Scuole aperte d’estate, il ministro Fedeli ci riprova

di Redazione

Tenere aperte le scuole tutto l’anno, estate compresa. E’ il progetto che il ministro dell’Istruzione, Valeria Fedeli, sta cercando di realizzare dopo aver ricevuto richieste in tal senso da centinaia di genitori. I tecnici del ministero sono già al lavoro e una prima bozza del piano potrebbe essere pronta dopo l’estate in modo da essere annunciata ufficialmente con l’inizio del prossimo anno scolastico.

Lo scoglio principale per tenere aperte le scuole in estate è rappresentato dai professori. “I bidelli lavorano in estate, gli addetti alla segreteria e i presidi anche. Per garantire una vera assistenza agli studenti sarebbe necessario rimodulare l’orario di servizio degli insegnanti e prevedere un impiego dei giovani precari. Da questo dipende la possibilità di riempire di contenuti le scuole che già comunque sono aperte”, spiega Mario Rusconi, vicepresidente dell’Associazione nazionale presidi, intervistato da La Stampa.
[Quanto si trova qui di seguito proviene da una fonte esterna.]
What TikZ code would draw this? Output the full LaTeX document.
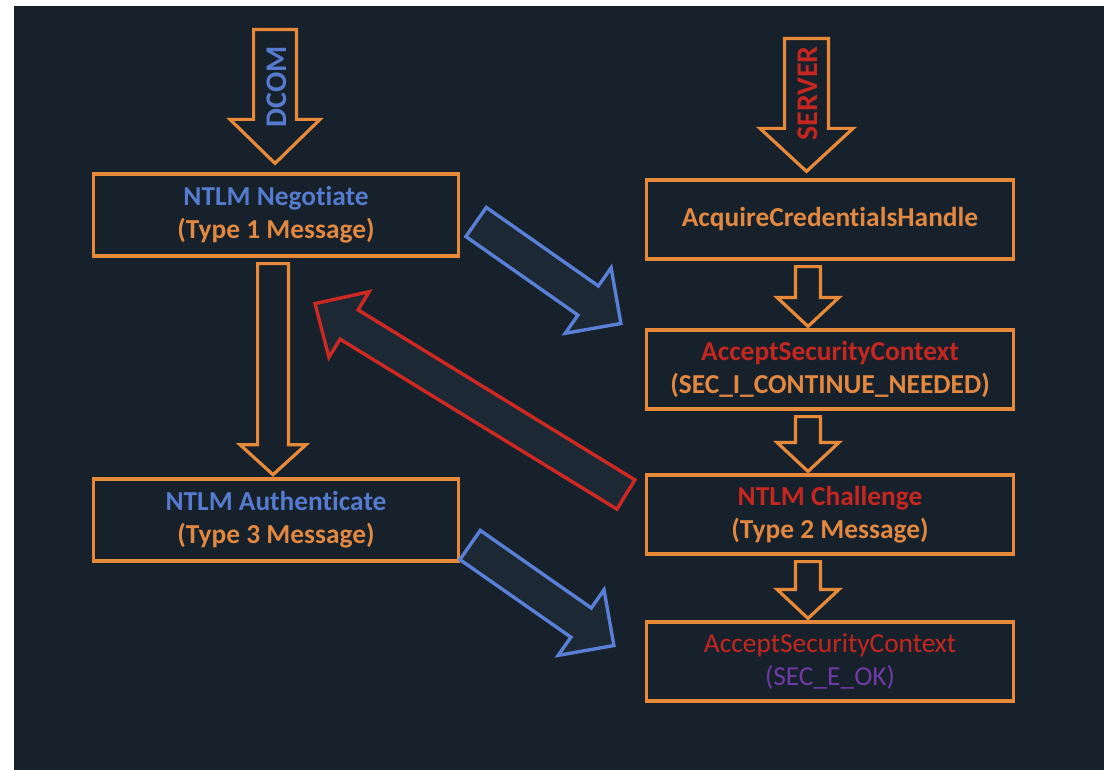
\documentclass[tikz,border=0pt]{standalone}
\usepackage{fontspec}
\setmainfont{Carlito}[Ligatures={NoCommon}]
\usetikzlibrary{calc}

\definecolor{bgdark}{RGB}{23,33,43}
\definecolor{arrowfill}{RGB}{29,40,53}
\definecolor{boxorange}{RGB}{232,137,58}
\definecolor{txtorange}{RGB}{226,136,64}
\definecolor{txtblue}{RGB}{86,122,205}
\definecolor{arrowblue}{RGB}{90,127,215}
\definecolor{txtred}{RGB}{198,38,32}
\definecolor{arrowred}{RGB}{205,40,34}
\definecolor{txtpurple}{RGB}{112,58,165}

% Block arrow: #1 style, #2 tail point, #3 tip point,
% #4 shaft half width, #5 head half width, #6 head length
\newcommand{\blockarrow}[6]{%
  \coordinate (ba-s) at (#2);
  \coordinate (ba-e) at (#3);
  \coordinate (ba-b) at ($(ba-e)!#6!(ba-s)$);
  \draw[#1] ($(ba-s)!#4!90:(ba-e)$) -- ($(ba-b)!#4!90:(ba-e)$)
    -- ($(ba-b)!#5!90:(ba-e)$) -- (ba-e) -- ($(ba-b)!#5!-90:(ba-e)$)
    -- ($(ba-b)!#4!-90:(ba-e)$) -- ($(ba-s)!#4!-90:(ba-e)$) -- cycle;
}

\tikzset{
  msgbox/.style={draw=boxorange, line width=3.2pt, align=center,
    inner sep=0pt, font=\bfseries\fontsize{27.4}{33}\selectfont},
  leftbox/.style={msgbox, minimum width=365pt, minimum height=82pt},
  rightbox/.style={msgbox, minimum width=367pt, minimum height=79pt},
  flowarrow/.style={draw=boxorange, line width=3.2pt, miter limit=10},
  bluearrow/.style={draw=arrowblue, fill=arrowfill, line width=3.4pt, miter limit=10},
  redarrow/.style={draw=arrowred, fill=arrowfill, line width=3.4pt, miter limit=10},
  sidelabel/.style={rotate=90, font=\bfseries\fontsize{30}{34}\selectfont, inner sep=0pt}
}

\begin{document}
\begin{tikzpicture}[x=1pt, y=-1pt]
  % canvas
  \fill[white] (0,0) rectangle (1105,770);
  \fill[bgdark] (14,6) rectangle (1104,770);
  \useasboundingbox (0,0) rectangle (1105,770);

  % client side
  \node[leftbox] (neg) at (276,215)
    {\textcolor{txtblue}{NTLM Negotiate}\\\textcolor{txtorange}{(Type 1 Message)}};
  \node[leftbox] (auth) at (276,520)
    {\textcolor{txtblue}{NTLM Authenticate}\\\textcolor{txtorange}{(Type 3 Message)}};

  % server side
  \node[rightbox] (acq) at (830,219.5)
    {\textcolor{txtorange}{AcquireCredentialsHandle}};
  \node[rightbox] (acc) at (830,369.5)
    {\textcolor{txtred}{AcceptSecurityContext}\\\textcolor{txtorange}{(SEC\_I\_CONTINUE\_NEEDED)}};
  \node[rightbox] (chal) at (830,514.5)
    {\textcolor{txtred}{NTLM Challenge}\\\textcolor{txtorange}{(Type 2 Message)}};
  \node[rightbox, font=\fontsize{27.4}{33}\selectfont] (ok) at (830,661.5)
    {\textcolor{txtred}{AcceptSecurityContext}\\\textcolor{txtpurple}{(SEC\_E\_OK)}};

  % entry arrows
  \coordinate (dcomtop) at (275,29.6);
  \coordinate (srvtop) at (806.5,38.6);
  \blockarrow{flowarrow}{dcomtop}{$(neg.north)+(-1,-9)$}{21.4pt}{45pt}{44pt}
  \node[sidelabel, text=txtblue] (dcom) at (277,87) {DCOM};
  \blockarrow{flowarrow}{srvtop}{$(acq.north)+(-23.5,-7)$}{21.9pt}{46.5pt}{43pt}
  \node[sidelabel, text=txtred] (srv) at (808,93.5) {SERVER};

  % client flow
  \blockarrow{flowarrow}{$(neg.south)+(-3,6)$}{$(auth.north)+(-3,-2.7)$}{15.4pt}{33pt}{30pt}

  % server flow
  \blockarrow{flowarrow}{$(acq.south)+(-22,6)$}{$(acc.north)+(-22,-2)$}{12.5pt}{31pt}{29pt}
  \blockarrow{flowarrow}{$(acc.south)+(-22,6)$}{$(chal.north)+(-22,-2)$}{12.5pt}{31pt}{29pt}
  \blockarrow{flowarrow}{$(chal.south)+(-22,6)$}{$(ok.north)+(-22,-2)$}{12.5pt}{31pt}{29pt}

  % messages between client and server
  \blockarrow{bluearrow}{$(neg.east)+(16,7)$}{$(acc.west)+(-24,-46)$}{17.8pt}{40pt}{40pt}
  \blockarrow{redarrow}{$(chal.west)+(-19,-20)$}{$(neg.south)+(39,46)$}{17.2pt}{38.5pt}{40pt}
  \blockarrow{bluearrow}{$(auth.east)+(10,25)$}{$(ok.west)+(-31,-16)$}{17.8pt}{40pt}{40pt}
\end{tikzpicture}
\end{document}
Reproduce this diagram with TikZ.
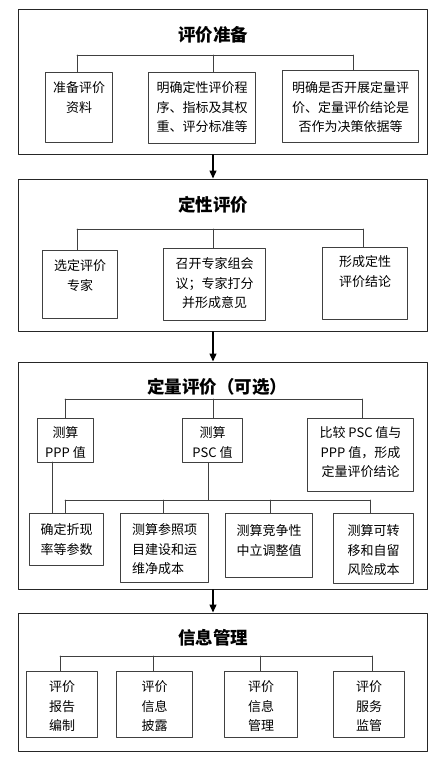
\documentclass[tikz,border=0pt]{standalone}
\usepackage{fontspec}
\setmainfont{Noto Sans CJK SC}
\usetikzlibrary{positioning, calc, arrows.meta}

\tikzset{
  frame/.style={draw=black!85, line width=0.9pt, anchor=north west, inner sep=0pt},
  cell/.style={draw=black!75, line width=1pt, anchor=north west, inner sep=0pt},
  hd/.style={font=\bfseries\fontsize{17.5}{20}\selectfont, inner sep=0pt},
  tx/.style={font=\fontsize{13}{19.5}\selectfont, align=center, anchor=north, inner sep=0pt, yshift=-9.5pt},
  link/.style={draw=black!75, line width=0.9pt},
  flow/.style={-{Triangle[length=8pt,width=7pt]}, line width=1.4pt, shorten >=0.5pt},
}

\begin{document}
\begin{tikzpicture}[x=1pt,y=-1pt, line cap=round, line join=round]

\useasboundingbox (0,0) rectangle (445,758);

% evaluation preparation
\node[frame, minimum width=409pt, minimum height=145pt] (s1) at (18,9) {};
\node[hd] (h1) at (213,35) {评价准备};

\node[cell, minimum width=67pt, minimum height=70pt, label={[tx]north:{准备评价\\资料}}] (a1) at (45,72) {};
\node[cell, minimum width=107pt, minimum height=71pt, label={[tx]north:{明确定性评价程\\序、指标及其权\\重、评分标准等}}] (a2) at (148,72) {};
\node[cell, minimum width=136pt, minimum height=72pt, label={[tx, yshift=-2pt]north:{明确是否开展定量评\\价、定量评价结论是\\否作为决策依据等}}] (a3) at (282,70) {};

\coordinate (j1a) at (77,55);
\coordinate (j1b) at (213,55);
\coordinate (j1c) at (353,55);
\draw[link] (j1a) -- (j1c);
\draw[link] (j1a) -- (j1a |- a1.north);
\draw[link] (j1b) -- (j1b |- a2.north);
\draw[link] (j1c) -- (j1c |- a3.north);

% qualitative evaluation
\node[frame, minimum width=409pt, minimum height=152pt] (s2) at (18,179) {};
\node[hd] (h2) at (213,205) {定性评价};

\node[cell, minimum width=75pt, minimum height=68pt, label={[tx]north:{选定评价\\专家}}] (b1) at (42,250) {};
\node[cell, minimum width=102pt, minimum height=72pt, label={[tx]north:{召开专家组会\\议；专家打分\\并形成意见}}] (b2) at (163,248) {};
\node[cell, minimum width=85pt, minimum height=72pt, label={[tx, yshift=1pt]north:{形成定性\\评价结论}}] (b3) at (322,247) {};

\coordinate (j2a) at (77,229);
\coordinate (j2b) at (213,229);
\coordinate (j2c) at (363,229);
\draw[link] (j2a) -- (j2c);
\draw[link] (j2a) -- (j2a |- b1.north);
\draw[link] (j2b) -- (j2b |- b2.north);
\draw[link] (j2c) -- (j2c |- b3.north);

% quantitative evaluation
\node[frame, minimum width=409pt, minimum height=227pt] (s3) at (18,362) {};
\node[hd] (h3) at (217,387) {定量评价（可选）};

\node[cell, minimum width=56pt, minimum height=44pt, label={[tx, yshift=1pt]north:{测算\\PPP 值}}] (c1) at (37,418) {};
\node[cell, minimum width=60pt, minimum height=44pt, label={[tx, yshift=1pt]north:{测算\\PSC 值}}] (c2) at (182,418) {};
\node[cell, minimum width=106pt, minimum height=73pt, label={[tx, yshift=1pt]north:{比较 PSC 值与\\PPP 值，形成\\定量评价结论}}] (c3) at (307,418) {};

\coordinate (j3a) at (65,399);
\coordinate (j3b) at (213,399);
\coordinate (j3c) at (362,399);
\draw[link] (j3a) -- (j3c);
\draw[link] (j3a) -- (j3a |- c1.north);
\draw[link] (j3b) -- (j3b |- c2.north);
\draw[link] (j3c) -- (j3c |- c3.north);

\node[cell, minimum width=74pt, minimum height=52pt, label={[tx, yshift=-1pt]north:{确定折现\\率等参数}}] (d1) at (29,513) {};
\node[cell, minimum width=88pt, minimum height=69pt, label={[tx, align=left, yshift=-1pt]north:{测算参照项\\目建设和运\\维净成本}}] (d2) at (120,513) {};
\node[cell, minimum width=87pt, minimum height=64pt, label={[tx, yshift=-2pt]north:{测算竞争性\\中立调整值}}] (d3) at (225,513) {};
\node[cell, minimum width=80pt, minimum height=70pt, label={[tx, yshift=-2pt]north:{测算可转\\移和自留\\风险成本}}] (d4) at (333,513) {};

\coordinate (k3a) at (65,500);
\coordinate (k3b) at (163,500);
\coordinate (k3c) at (270,500);
\coordinate (k3d) at (370,500);
\coordinate (k3p) at (208,500);
\draw[link] (k3a) -- (k3d);
\draw[link] (c2.south -| k3p) -- (k3p);
\draw[link] (k3a) -- (k3a |- d1.north);
\draw[link] (k3b) -- (k3b |- d2.north);
\draw[link] (k3c) -- (k3c |- d3.north);
\draw[link] (k3d) -- (k3d |- d4.north);
\coordinate (k3q) at (52,462);
\draw[link] (k3q) -- (k3q |- d1.north);

% information management
\node[frame, minimum width=409pt, minimum height=138pt] (s4) at (18,613) {};
\node[hd] (h4) at (213,638) {信息管理};

\node[cell, minimum width=71pt, minimum height=66pt, label={[tx]north:{评价\\报告\\编制}}] (e1) at (26,671) {};
\node[cell, minimum width=76pt, minimum height=66pt, label={[tx]north:{评价\\信息\\披露}}] (e2) at (116,671) {};
\node[cell, minimum width=73pt, minimum height=66pt, label={[tx]north:{评价\\信息\\管理}}] (e3) at (224,671) {};
\node[cell, minimum width=71pt, minimum height=66pt, label={[tx]north:{评价\\服务\\监管}}] (e4) at (333,671) {};

\coordinate (j4a) at (60,656);
\coordinate (j4b) at (153,656);
\coordinate (j4c) at (260,656);
\coordinate (j4d) at (372,656);
\draw[link] (j4a) -- (j4d);
\draw[link] (j4a) -- (j4a |- e1.north);
\draw[link] (j4b) -- (j4b |- e2.north);
\draw[link] (j4c) -- (j4c |- e3.north);
\draw[link] (j4d) -- (j4d |- e4.north);

% stage arrows
\draw[flow] (h1 |- s1.south) -- (h1 |- s2.north);
\draw[flow] (h2 |- s2.south) -- (h2 |- s3.north);
\draw[flow] (h4 |- s3.south) -- (h4 |- s4.north);

\end{tikzpicture}
\end{document}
Altro tema è quello dei contenuti. “Non vogliamo che le scuole diventino un parcheggio”, sottolinea Rosaria Danna, presidente dell’Associazione italiana genitori. E Pino Turi, segretario generale della Uil scuola, aggiunge: “Per noi quello che conta è tenere ben distinta l’assistenza dalla scuola vera e propria. Sono due funzioni distinte. Dal mio punto di vista la scuola non è un servizio assistenziale e sociale ma una funzione dello Stato molto precisa che attiene alla formazione degli studenti. La scuola forma i bambini, non li assiste. Se questo è il significato, pensare di tenere le scuole aperte tutto l’anno è una stupidaggine”.

In realtà esiste già una direttiva del ministero dell’Istruzione datata 1997 con la quale si dice che le scuole devono restare aperte anche d’estate. Ma di fatto è rimasta inattuata, tranne in alcuni istituti dove sono in corso progetti specifici. Nel 2013 l’allora premier Mario Monti presentò una bozza che prevedeva la chiusura degli istituti per un solo mese: progetto che rimase, però, solo sulla carta. Nel 2015 fu la volta del ministro del Lavoro, Giuliano Poletti. “Tre mesi di vacanza sono troppi”, disse e venne travolto dalle critiche.